Everything you've talked about are real barriers that you will encounter, but you cannot allow these barriers to be an excuse to do nothing.
You have too many ideas - Draw all of them - write down all of them - do them one by one
Get tired of an idea - publish it unfinished or leave it there until you're interested in it again, start the next one.
And the thing about motivation is that we are all motivated to do what we really want to do. A great example is the common meme format where a girl asks her boyfriend to hang out and he doesn't want to, but when she mentions that she's home alone, he suddenly has the motivation to cross mountains to get there. When you really want something you're going to make it happen, but hear me out.
Sometimes you have to do it in order to be motivated to do it. And that probably sounds crazy, but there might be something in the process of becoming a professional manga artist that you really want that you didn't know about until you tried it.
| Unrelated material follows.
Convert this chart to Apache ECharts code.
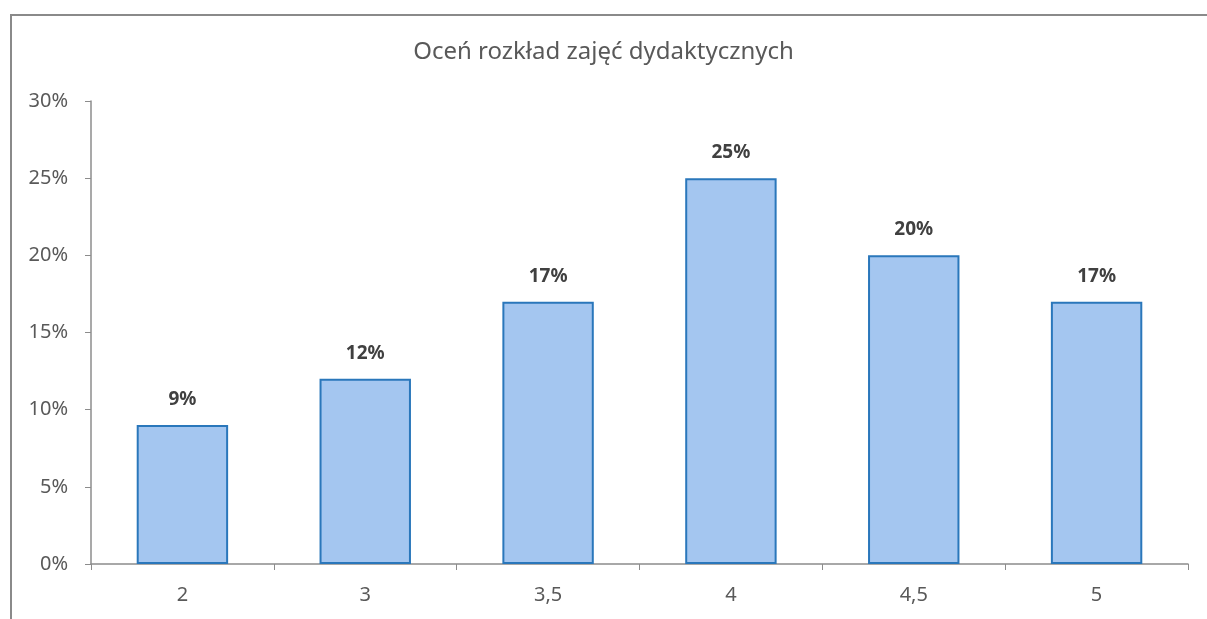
<!DOCTYPE html>
<html>
<head>
<meta charset="UTF-8">
<title>Oceń rozkład zajęć dydaktycznych</title>
<script src="https://cdn.jsdelivr.net/npm/echarts@6/dist/echarts.min.js"></script>
<style>
  html, body { margin: 0; padding: 0; background: #fff; overflow: hidden; }
  #frame { position: absolute; left: 10px; top: 14px; width: 1300px; height: 700px;
           border-left: 2px solid #8a8a8a; border-top: 2px solid #8a8a8a; }
  #chart { position: absolute; left: 0; top: 0; width: 1207px; height: 619px; }
</style>
</head>
<body>
<div id="frame"></div>
<div id="chart"></div>
<script>
// dane wykresu
var oceny = ['2', '3', '3,5', '4', '4,5', '5'];
var procenty = [9, 12, 17, 25, 20, 17];
var tytul = 'Oceń rozkład zajęć dydaktycznych';

var myChart = echarts.init(document.getElementById('chart'));
var font = '"Noto Sans", "Open Sans", sans-serif';

var option = {
  animation: false,
  title: {
    text: tytul,
    left: 'center',
    top: 35,
    textStyle: { fontFamily: font, fontSize: 24, fontWeight: 'normal', color: '#595959' }
  },
  grid: { left: 91, right: 19, top: 101, bottom: 55 },
  xAxis: {
    type: 'category',
    data: oceny,
    axisLine: { lineStyle: { color: '#8c8c8c', width: 1.5 } },
    axisTick: { show: true, alignWithLabel: false, length: 6, lineStyle: { color: '#8c8c8c' } },
    axisLabel: { fontFamily: font, fontSize: 20, color: '#595959', margin: 21 }
  },
  yAxis: {
    type: 'value',
    min: 0, max: 30, interval: 5,
    axisLine: { show: true, lineStyle: { color: '#8c8c8c', width: 1.5 } },
    axisTick: { show: true, length: 6, lineStyle: { color: '#8c8c8c' } },
    splitLine: { show: false },
    axisLabel: { fontFamily: font, fontSize: 20, color: '#595959', margin: 23, formatter: '{value}%' }
  },
  series: [{
    type: 'bar',
    data: procenty,
    barWidth: '50%',
    itemStyle: { color: '#a4c6f0', borderColor: '#2a77bb', borderWidth: 2 },
    label: {
      show: true, position: 'top', distance: 16,
      formatter: '{c}%',
      fontFamily: font, fontSize: 19, fontWeight: 'bold', color: '#404040'
    }
  }]
};

myChart.setOption(option);
</script>
</body>
</html>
My personal experience with art is just like this, I thought that I had a passion for Art but I was rapidly losing motivation for it, but deep down, I had a greater passion for "Design", and I really enjoy the role of a designer. In order to make art usually you have to "design" it: meaning you have to figure out what it is, what looks nice, and what makes it interesting whereas the artist part just deals with the physical work of drawing it. This is something you're going to run into as a manga artist because when you're figuring out how to setup the panels and the size of the book (or dimension on a web page) you will be doing Graphic Design, not illustration. In the process of building this career you're going to end up doing things like social media marketing, customer service, computer science, probably a bit of chemistry and logistics if you were doing hard copies, and somewhere along the lines you're going to find something you really enjoy, and you probably just haven't had the chance to try it yet.
So if you're not motivated to actually doing the career, be motivated to finding your motivation.